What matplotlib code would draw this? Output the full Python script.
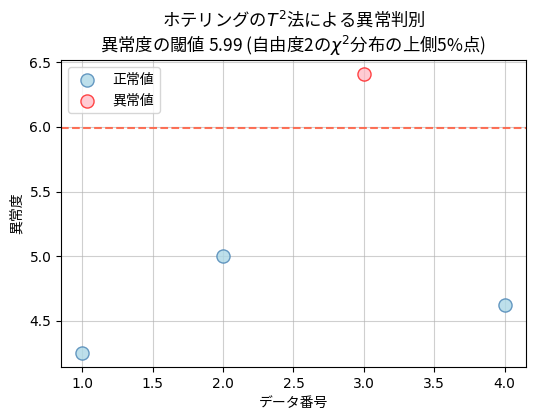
import matplotlib
matplotlib.use("Agg")
import matplotlib.pyplot as plt
import numpy as np

plt.rcParams['font.family'] = ['DejaVu Sans', 'Noto Sans CJK JP']

# data
data_no = [1, 2, 3, 4]
scores = [4.25, 5.0, 6.41, 4.625]
threshold = 5.99

data_no = np.array(data_no)
scores = np.array(scores)
is_anomaly = scores > threshold

fig = plt.figure(figsize=(5.36, 4.2), dpi=100)
ax = fig.add_axes([0.114, 0.126, 0.867, 0.731])

ax.scatter(data_no[~is_anomaly], scores[~is_anomaly], s=90, c='lightblue',
           edgecolors='steelblue', alpha=0.8, label='正常値', zorder=3)
ax.scatter(data_no[is_anomaly], scores[is_anomaly], s=90, c='lightpink',
           edgecolors='red', alpha=0.7, label='異常値', zorder=3)
ax.axhline(threshold, color='tomato', linestyle='--', alpha=0.9)

# mathtext does not fall back, so the title gets the CJK font alone
ax.set_title('ホテリングの$T^2$法による異常判別\n'
             '異常度の閾値 %.2f (自由度2の$\\chi^2$分布の上側5%%点)' % threshold,
             fontsize=12.5, family='Noto Sans CJK JP')
ax.set_xlabel('データ番号')
ax.set_ylabel('異常度')
ax.grid(True, alpha=0.6)
ax.legend(loc='upper left')

fig.savefig('out.png', dpi=100)
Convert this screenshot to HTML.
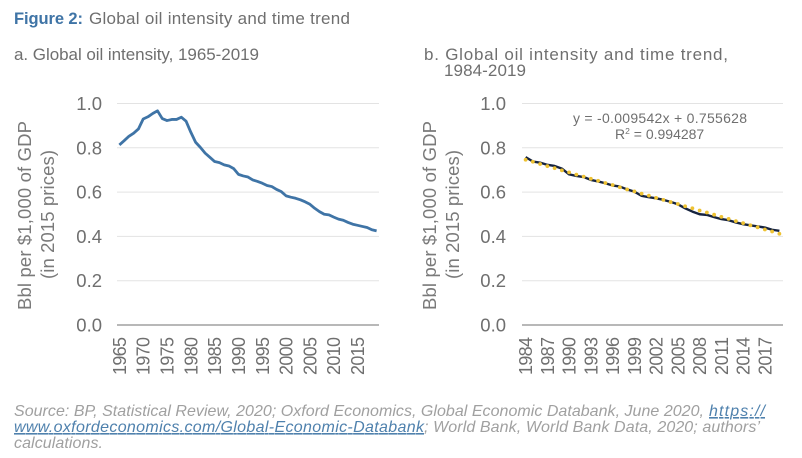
<!DOCTYPE html>
<html lang="en">
<head>
<meta charset="utf-8">
<title>Figure 2: Global oil intensity and time trend</title>
<style>
html,body{margin:0;padding:0;background:#fff;width:802px;height:458px;overflow:hidden}
svg{display:block;font-family:"Liberation Sans",sans-serif}
</style>
</head>
<body>
<svg id="root" width="802" height="458" viewBox="0 0 802 458" xmlns="http://www.w3.org/2000/svg">
  <text x="14" y="24" font-size="16.5" font-weight="bold" fill="#3f74a6" textLength="69" lengthAdjust="spacing">Figure 2:</text>
  <text x="89" y="24" font-size="17" fill="#6f6f6f" textLength="261" lengthAdjust="spacing">Global oil intensity and time trend</text>
  <text x="14" y="60" font-size="17" fill="#6f6f6f" textLength="245" lengthAdjust="spacing">a. Global oil intensity, 1965-2019</text>
  <text x="424" y="60" font-size="17" fill="#6f6f6f" textLength="304" lengthAdjust="spacing">b. Global oil intensity and time trend,</text>
  <text x="444" y="76" font-size="17" fill="#6f6f6f" textLength="82" lengthAdjust="spacing">1984-2019</text>

  <g id="panelA"></g>
  <g id="panelB"></g>

  <text transform="translate(31,215.5) rotate(-90)" text-anchor="middle" font-size="18.5" fill="#7a7a7a" textLength="189" lengthAdjust="spacing">Bbl per $1,000 of GDP</text>
  <text transform="translate(54,214.5) rotate(-90)" text-anchor="middle" font-size="18.5" fill="#7a7a7a" textLength="129" lengthAdjust="spacing">(in 2015 prices)</text>
  <text transform="translate(436,215.5) rotate(-90)" text-anchor="middle" font-size="18.5" fill="#7a7a7a" textLength="189" lengthAdjust="spacing">Bbl per $1,000 of GDP</text>
  <text transform="translate(459,214.5) rotate(-90)" text-anchor="middle" font-size="18.5" fill="#7a7a7a" textLength="129" lengthAdjust="spacing">(in 2015 prices)</text>

  <text x="573" y="123" font-size="14" fill="#6f6f6f" textLength="174" lengthAdjust="spacing">y = -0.009542x + 0.755628</text>
  <text x="615" y="139" font-size="14" fill="#6f6f6f">R<tspan font-size="8.5" dy="-5">2</tspan><tspan dy="5"> = 0.994287</tspan></text>

  <g font-size="16" font-style="italic" fill="#a0a0a0">
    <text x="14" y="416" textLength="690" lengthAdjust="spacing">Source: BP, Statistical Review, 2020; Oxford Economics, Global Economic Databank, June 2020,</text>
    <text x="709" y="416" fill="#4f81ad" text-decoration="underline" textLength="56" lengthAdjust="spacing">https://</text>
    <text x="14" y="432" fill="#4f81ad" text-decoration="underline" textLength="410" lengthAdjust="spacing">www.oxfordeconomics.com/Global-Economic-Databank</text>
    <text x="424" y="432" textLength="336" lengthAdjust="spacing">; World Bank, World Bank Data, 2020; authors’</text>
    <text x="14" y="448" textLength="89" lengthAdjust="spacing">calculations.</text>
  </g>
</svg>
<script>
const yTicks = [0, 0.2, 0.4, 0.6, 0.8, 1.0];
const yearsA = [1965,1966,1967,1968,1969,1970,1971,1972,1973,1974,1975,1976,1977,1978,1979,1980,1981,1982,1983,1984,1985,1986,1987,1988,1989,1990,1991,1992,1993,1994,1995,1996,1997,1998,1999,2000,2001,2002,2003,2004,2005,2006,2007,2008,2009,2010,2011,2012,2013,2014,2015,2016,2017,2018,2019];
const intensityA = [.813,.832,.852,.866,.885,.93,.94,.955,.967,.932,.923,.928,.928,.938,.92,.87,.825,.802,.776,.757,.738,.733,.723,.718,.706,.68,.673,.668,.655,.648,.64,.63,.625,.612,.602,.583,.577,.572,.565,.556,.545,.527,.512,.5,.497,.487,.478,.473,.463,.455,.45,.445,.44,.43,.425];
const tickLabelsA = ["1965","1970","1975","1980","1985","1990","1995","2000","2005","2010","2015"];
const yearsB = [1984,1985,1986,1987,1988,1989,1990,1991,1992,1993,1994,1995,1996,1997,1998,1999,2000,2001,2002,2003,2004,2005,2006,2007,2008,2009,2010,2011,2012,2013,2014,2015,2016,2017,2018,2019];
const intensityB = [.758,.738,.733,.723,.718,.706,.68,.673,.668,.655,.648,.64,.63,.625,.612,.602,.583,.577,.572,.565,.556,.545,.527,.512,.5,.497,.487,.478,.473,.463,.455,.45,.445,.44,.43,.425];
const trendB = [.746,.737,.727,.717,.708,.698,.689,.679,.670,.660,.651,.641,.632,.622,.612,.603,.593,.584,.574,.565,.555,.546,.536,.527,.517,.508,.498,.488,.479,.469,.460,.450,.441,.431,.422,.412];
const tickLabelsB = ["1984","1987","1990","1993","1996","1999","2002","2005","2008","2011","2014","2017"];

const NS = "http://www.w3.org/2000/svg";
function make(parent, tag, attrs) {
  const el = document.createElementNS(NS, tag);
  for (const k in attrs) el.setAttribute(k, attrs[k]);
  parent.appendChild(el);
  return el;
}
function drawAxes(group, years, labels, left, right, top, bottom, labelRight) {
  const band = (right - left) / years.length;
  const xPos = i => left + band * (i + 0.5);
  const yPos = v => bottom - (bottom - top) * v;
  yTicks.forEach(t => {
    const line = make(group, "line", {x1: left, x2: right, y1: yPos(t), y2: yPos(t), stroke: t === 0 ? "#a0a0a0" : "#e3e3e3", "stroke-width": t === 0 ? 1.4 : 1});
    
    
    const lab = make(group, "text", {x: labelRight, y: yPos(t) + 6.5, "text-anchor": "end", "font-size": 18.5, fill: "#6f6f6f"});
    lab.textContent = t.toFixed(1);
    
    
  });
  labels.forEach(l => {
    const i = years.indexOf(Number(l));
    const x = xPos(i) + 6.5;
    const lab = make(group, "text", {transform: "translate(" + x + ",375) rotate(-90)", "font-size": 18, fill: "#6f6f6f", textLength: 38, lengthAdjust: "spacing"});
    lab.textContent = l;
    
    
  });
  return {xPos, yPos};
}
function linePath(values, s) {
  return values.map((v, i) => (i ? "L" : "M") + s.xPos(i).toFixed(2) + " " + s.yPos(v).toFixed(2)).join("");
}

const gA = document.getElementById("panelA");
const sA = drawAxes(gA, yearsA, tickLabelsA, 117, 379, 103.5, 325, 102);
const seriesA = make(gA, "path", {d: linePath(intensityA, sA), fill: "none", stroke: "#3f74a6", "stroke-width": 2.8, "stroke-linejoin": "round"});



const gB = document.getElementById("panelB");
const sB = drawAxes(gB, yearsB, tickLabelsB, 522, 783, 103.5, 325, 506);
const seriesB = make(gB, "path", {d: linePath(intensityB, sB), fill: "none", stroke: "#16233f", "stroke-width": 2.4, "stroke-linejoin": "round"});


trendB.forEach((v, i) => {
  const dot = make(gB, "circle", {cx: sB.xPos(i), cy: sB.yPos(v), r: 1.9, fill: "#eec232"});
  
  
});
</script>
</body>
</html>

## [Stated task]
Print exactly the first line of the entries and every line after it through the one that contains "ax = fig.add_axes([0.114, 0.126, 0.867, 0.731])", leaving the pictures out.

## [Complete response]
What matplotlib code would draw this? Output the full Python script.
import matplotlib
matplotlib.use("Agg")
import matplotlib.pyplot as plt
import numpy as np

plt.rcParams['font.family'] = ['DejaVu Sans', 'Noto Sans CJK JP']

# data
data_no = [1, 2, 3, 4]
scores = [4.25, 5.0, 6.41, 4.625]
threshold = 5.99

data_no = np.array(data_no)
scores = np.array(scores)
is_anomaly = scores > threshold

fig = plt.figure(figsize=(5.36, 4.2), dpi=100)
ax = fig.add_axes([0.114, 0.126, 0.867, 0.731])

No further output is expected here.